The fact that Barber and Astle are apparently employed by Openreach in no way affects their independence, whatsoever. For those bitter cynics still not appeased by this move BT has added Clive Selley, Openreach CEO; Clare Sadlier, Openreach CFO; and Simon Lowth, BT Group Finance Director to the board which will, as a consequence, be more independent than a hermit reading the Independent on Independence Day.

“I understand that customers sometimes feel let down by Openreach because we haven’t always delivered the service they expect or that we hope to provide,” said McTighe. “We have made a lot of progress since Clive Selley joined as CEO a year ago – for example on halving the number of missed appointments, making our fibre network available to millions more people and accelerating our plan to introduce a new generation of ultrafast technology.

“But we need to do more to re-build trust and credibility. This will be the Board’s focus and we are currently in consultation with BT Group about agreeing the plan to deliver better service, broader coverage and faster speeds for consumers and businesses across the country. We are determined to meet our customers’ expectations and to strengthen the autonomy, governance and transparency of Openreach to facilitate the delivery of better outcomes for everyone who has a stake in our business.”

Ofcom is having none of this. Having demanded the legal separation of Openreach from BT, Ofcom finally lost patience and grew a pair towards the end of the year, when it threatened to grass BT up to the European Commission. This was interpreted as BT’s last chance to ensure full operational independence of Openreach before the matter was taken out of its hands and today’s announcement is once of BT’s first formal responses.

“These changes fall short of our requirements for a legally separate Openreach that delivers for all of its customers,” said an apparently disgusted Ofcom spokesperson. “We intend to take our plans to the European Commission later this year.”

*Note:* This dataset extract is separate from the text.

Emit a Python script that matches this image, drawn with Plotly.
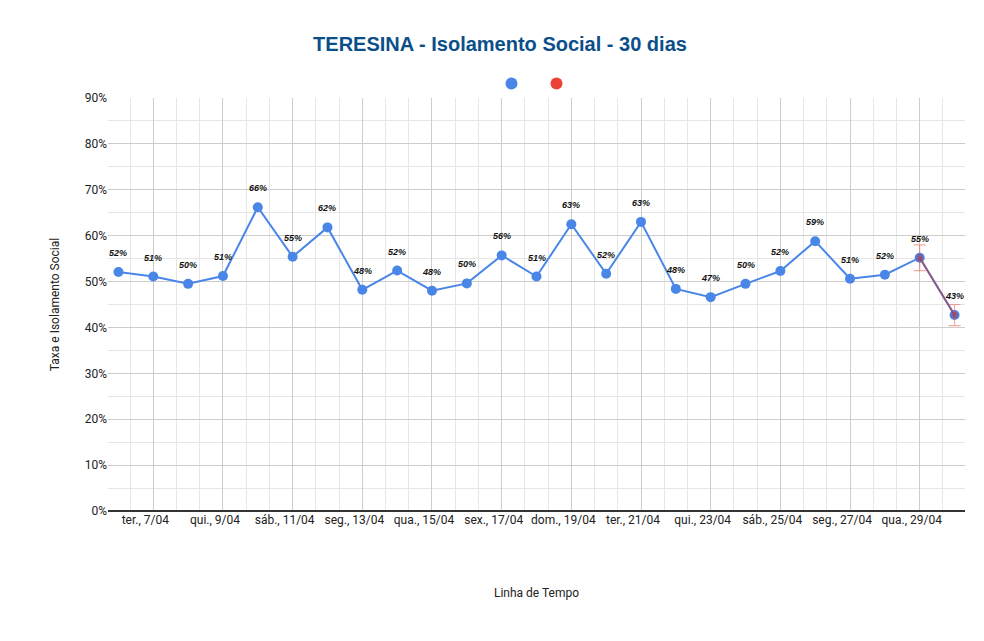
import plotly.graph_objects as go

days = ["seg., 6/04","ter., 7/04","qua., 8/04","qui., 9/04","sex., 10/04","sáb., 11/04","dom., 12/04","seg., 13/04","ter., 14/04","qua., 15/04","qui., 16/04","sex., 17/04","sáb., 18/04","dom., 19/04","seg., 20/04","ter., 21/04","qua., 22/04","qui., 23/04","sex., 24/04","sáb., 25/04","dom., 26/04","seg., 27/04","ter., 28/04","qua., 29/04","qui., 30/04"]
taxa = [52.1,51.1,49.5,51.2,66.2,55.4,61.8,48.2,52.4,48.0,49.6,55.7,51.1,62.5,51.7,63.0,48.4,46.6,49.5,52.3,58.8,50.6,51.5,55.2,42.7]
labels = ["52%","51%","50%","51%","66%","55%","62%","48%","52%","48%","50%","56%","51%","63%","52%","63%","48%","47%","50%","52%","59%","51%","52%","55%","43%"]
proj_idx = [23, 24]
proj_err = [2.8, 2.3]

x = list(range(len(days)))
tickvals = x[1::2]
ticktext = days[1::2]

fig = go.Figure()
fig.add_trace(go.Scatter(x=x, y=taxa, mode="lines+markers",
    line=dict(color="#4a86e8", width=2), marker=dict(size=10, color="#4a86e8"), showlegend=False))
fig.add_trace(go.Scatter(x=proj_idx, y=[taxa[i] for i in proj_idx], mode="lines+markers",
    line=dict(color="rgba(200,40,40,0.5)", width=2), marker=dict(size=7, color="rgba(200,40,40,0.4)"),
    error_y=dict(type="data", array=proj_err, color="rgba(234,67,53,0.45)", thickness=1.2, width=6),
    showlegend=False))
fig.add_trace(go.Scatter(x=[None], y=[None], mode="markers", marker=dict(size=12, color="#4a86e8"), name=""))
fig.add_trace(go.Scatter(x=[None], y=[None], mode="markers", marker=dict(size=12, color="#ea4335"), name=""))

for xi, yi, t in zip(x, taxa, labels):
    fig.add_annotation(x=xi, y=yi, text=t, showarrow=False, yshift=19,
                       font=dict(size=9, color="#111", family="Arial", weight="bold", style="italic"))

fig.update_layout(
    width=984, height=641, paper_bgcolor="white", plot_bgcolor="white",
    margin=dict(l=100, r=27, t=90, b=138, autoexpand=False),
    title=dict(text="<b>TERESINA - Isolamento Social - 30 dias</b>", x=0.5, y=0.955, xanchor="center",
               font=dict(size=20, color="#0b4f8a", family="Arial")),
    font=dict(family="Roboto", size=12, color="#222"),
    legend=dict(orientation="h", x=0.5, xanchor="center", y=1.0, yanchor="bottom", itemwidth=30,
                font=dict(size=1), tracegroupgap=0),
    xaxis=dict(range=[-0.3, 24.3], tickvals=tickvals, ticktext=ticktext, ticklabelshift=-8,
               showgrid=True, gridcolor="#cccccc", gridwidth=1, zeroline=False,
               minor=dict(dtick=2/3, tick0=1, showgrid=True, gridcolor="#e6e6e6"),
               title=dict(text="Linha de Tempo", font=dict(size=12), standoff=62),
               showline=False),
    yaxis=dict(range=[0, 90], dtick=10, ticksuffix="%", showgrid=True, gridcolor="#cccccc",
               minor=dict(dtick=5, showgrid=True, gridcolor="#e6e6e6"),
               zeroline=True, zerolinecolor="#333", zerolinewidth=2,
               title=dict(text="Taxa e Isolamento Social", font=dict(size=12), standoff=22)),
)
fig.write_html("out.html")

To be fair to BT it’s not immediately obvious what it needs to do to avoid trial by eurocrat. The only way for the Openreach board to be truly independent is for there to be no involvement by BT in its appointment or the compensation of its members. Surely all Ofcom needs to do is spell out precisely what is required to demonstrate independence and then BT either does it or not. Instead expect to see BT continuing to experiment with the bare minimum for as long as it’s allowed to.

One comment

  1. Avatar LAKH JEMMETT 02/02/2017 @ 2:02 pm

    An independent board is a corporate board that has a majority of outside directors who are not affiliated with the top executives of the firm and have minimal or no business dealings with the company to avoid potential conflicts of interests. An independent board is expected to provide vigilant oversight over firm executives to mitigate managerial opportunism and promote shareholder value.

    Only a separate listing and and a truly independent board is likely to satisfy the majority of the protagonists in this debate.